Der Rest ist Coolness, Understatement und ein Ton, der noch die ungeheuerlichsten Dinge voller Ruhe und Lakonie, so scheinbar emotions- wie sprachlich schmucklos, gerade deshalb aber mehr als wirkungsvoll vor dem Leser ausbreitet. Weil Kärppä sie alle kennt, die Dealer und die Killer, die Polizisten und jene, die sie jagen oder von denen sie bestochen werden, die ganze Schattenwirtschaft vom mit seiner Ware an der Ecke stehenden Kleinkriminellen bis zum international agierenden russischen Paten, der mit einem Fingerschnippen kleine Armeen in Marsch setzen kann, klärt er am Ende irgendwie den Fall. Doch weit mehr als der klassische Krimiplot nehmen die Verhältnisse gefangen, in denen sich alle Figuren dieses schmalen Romans bewegen, fesselt die Normalität des Unnormalen, das Unalltägliche des brutalen Alltags, der Wahnsinn einer Welt im Umbruch.

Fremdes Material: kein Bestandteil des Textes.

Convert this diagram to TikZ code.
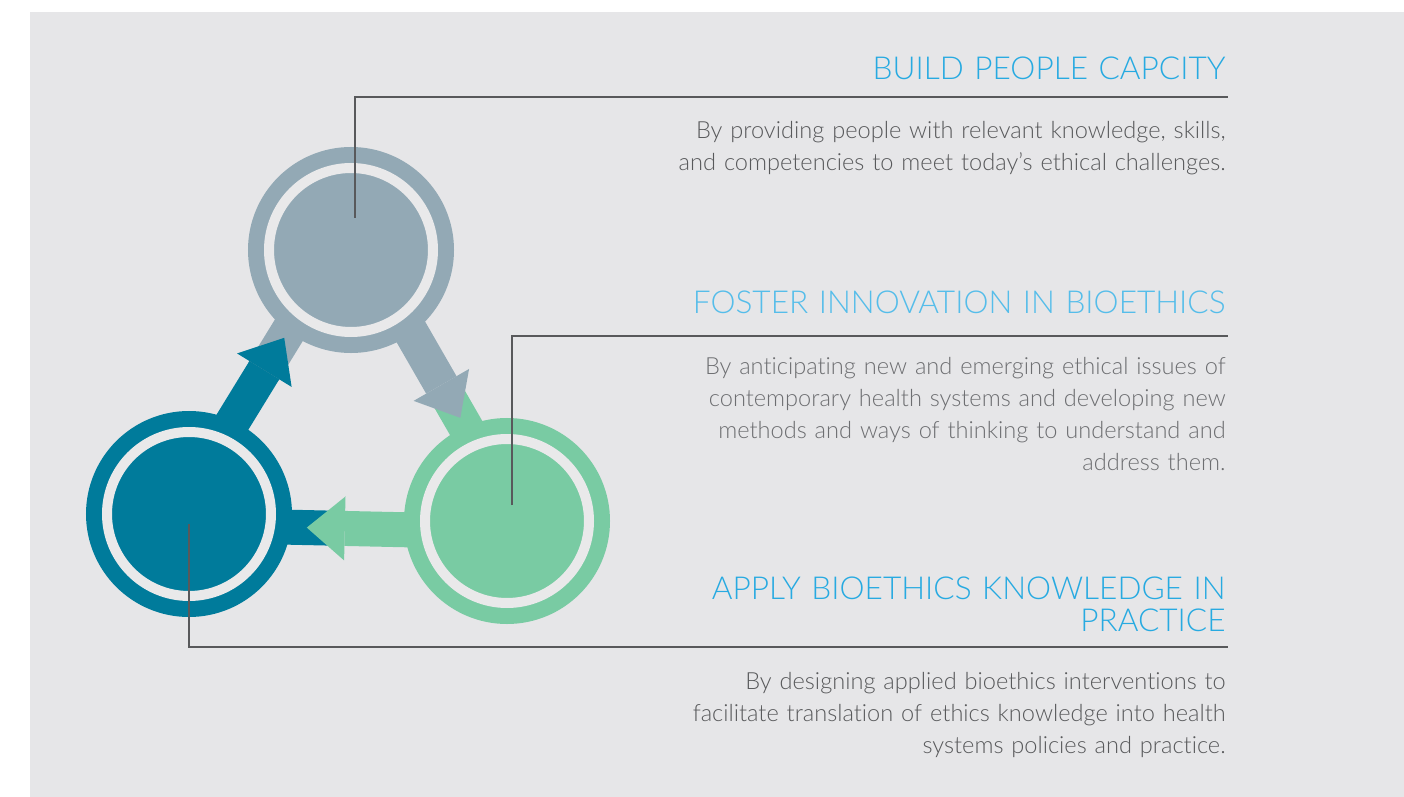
\documentclass[tikz,border=0pt]{standalone}
\usepackage{fontspec}
\setmainfont{Lato}[UprightFont={* Light}, Ligatures=NoCommon]
\usetikzlibrary{calc,arrows.meta}
\definecolor{bggray}{HTML}{E6E6E8}
\definecolor{ringgray}{HTML}{E9E9EA}
\definecolor{capgray}{HTML}{93A9B5}
\definecolor{capteal}{HTML}{007B9B}
\definecolor{capgreen}{HTML}{79CBA3}
\definecolor{headblue}{HTML}{27AAE1}
\definecolor{headlight}{HTML}{55BDEA}
\definecolor{textgray}{HTML}{58595B}
\definecolor{textlight}{HTML}{6D6E71}
\pgfdeclarelayer{back}
\pgfsetlayers{back,main}
\tikzset{
  disc/.style={circle, inner sep=0pt, minimum size=82pt, fill=#1, draw=#1,
    double=ringgray, double distance=5pt, line width=8pt},
  stem/.style={line width=17.5pt, draw=#1},
  flow/.style={line width=17.5pt, draw=#1,
    -{Triangle[length=19pt,width=32pt,line width=0pt]}},
  leader/.style={textgray, line width=.6pt},
  head/.style={headblue, font=\fontsize{15.8}{16}\selectfont, text width=400pt,
    align=right, inner sep=0pt, anchor=base east},
  body/.style={textgray, font=\fontsize{11.8}{16}\selectfont, text width=400pt,
    align=right, inner sep=0pt, anchor=base east},
}
\begin{document}
\begin{tikzpicture}[x=.5pt, y=-.5pt]
\useasboundingbox (0,0) rectangle (1404,797);
\begin{pgfonlayer}{back}
\fill[white] (0,0) rectangle (1404,797);
\fill[bggray] (30,12) rectangle (1404,797);
\end{pgfonlayer}

% circles
\node[disc=capgray] (top) at (351,250) {};
\node[disc=capteal] (left) at (189,514) {};
\node[disc=capgreen] (right) at (507,521) {};

% arrows round the triangle
\foreach \a/\b/\c/\d in {top/right/capgray/capgreen, right/left/capgreen/capteal,
    left/top/capteal/capgray}{
  \coordinate (\a-\b) at ($(\a.center)!5.5pt!90:(\b.center)$);
  \coordinate (\b-\a) at ($(\b.center)!5.5pt!-90:(\a.center)$);
  \begin{pgfonlayer}{back}
  \draw[stem=\d] (\b-\a) -- ($(\b-\a)!75pt!(\a-\b)$);
  \end{pgfonlayer}
  \draw[flow=\c] ($(\a-\b)!45pt!(\b-\a)$) -- ($(\a-\b)!100pt!(\b-\a)$);
}

% texts
\node[head] (h1) at (1226,80) {BUILD PEOPLE CAPCITY};
\node[body] (b1) at (1226,139) {By providing people with relevant knowledge, skills,\\
  and competencies to meet today’s ethical challenges.};
\node[head, headlight] (h2) at (1226,314) {FOSTER INNOVATION IN BIOETHICS};
\node[body, textlight] (b2) at (1226,374) {By anticipating new and emerging ethical issues of\\
  contemporary health systems and developing new\\
  methods and ways of thinking to understand and\\
  address them.};
\node[head] (h3) at (1226,599) {APPLY BIOETHICS KNOWLEDGE IN\\ PRACTICE};
\node[body] (b3) at (1226,689) {By designing applied bioethics interventions to\\
  facilitate translation of ethics knowledge into health\\
  systems policies and practice.};

% leader lines
\coordinate (e1) at (1228,97);
\coordinate (e2) at (1228,336);
\coordinate (e3) at (1228,647);
\draw[leader] ($(top.center)+(4,-32)$) |- (e1);
\draw[leader] ($(right.center)+(5,-16)$) |- (e2);
\draw[leader] ($(left.center)+(0,10)$) |- (e3);
\end{tikzpicture}
\end{document}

Bruderland lässt sämtliche Grenzen verschwimmen. Nicht nur die rellen des Baltikums, über die hinweg fleißig gedealt, verschoben und geschmuggelt wird, sondern auch jene zwischen Gut und Böse, Schwarz und Weiß, erlaubt und verboten, moralisch und verwerflich. Wenn man dem großartigen Roman des Finnen eine Farbe zuordnen müsste, dann würde die Farbe Grau wohl das Rennen machen. Und sollte man ein Licht aussuchen, in welchem seine Figuren bevorzugt agieren, es käme nur das Zwielicht in Frage. Und doch: Hinter aller Abgeklärtheit, Härte und Illusionslosigkeit, mit der Matti Rönkä seine zentrale Figur auftreten lässt, wird auch der Mensch Kärppä immer wieder sichtbar, verletztlicher, als er sich nach außen hin gibt, um die ihm Nahestehenden besorgt und voller - für ihn selbst nicht ungefährlichem - Mitgefühl für all jene, die in ihrem gnadenlosen Kampf ums Überleben täglich mehr riskieren müssen.

Rönkä hat den schnörkellosen Ton der klassischen amerikanischen Hard-boiled-Geschichten ins moderne Finnland übertragen. Aber was heißt hier modern? Im Grunde geht es eher archaisch zu in einer Gesellschaft, in der alte Orientierungsmaßstäbe außer Kurs geraten sind und neue nirgendwo aufscheinen. Viktor Kärppä ist Rönkäs exemplarische Figur für diese Situation. Einerseits eiskalter Engel, andererseits Familienmensch voller geheimer Sehnsüchte und Wünsche, deren Erfüllung ihm die Gegenwart verweigert, die er aber dennoch nicht von seiner inneren Agenda zu streichen bereit scheint. Ein Suchender ohne viel Aussicht auf Erfolg - doch mit Anstand und Würde begabt.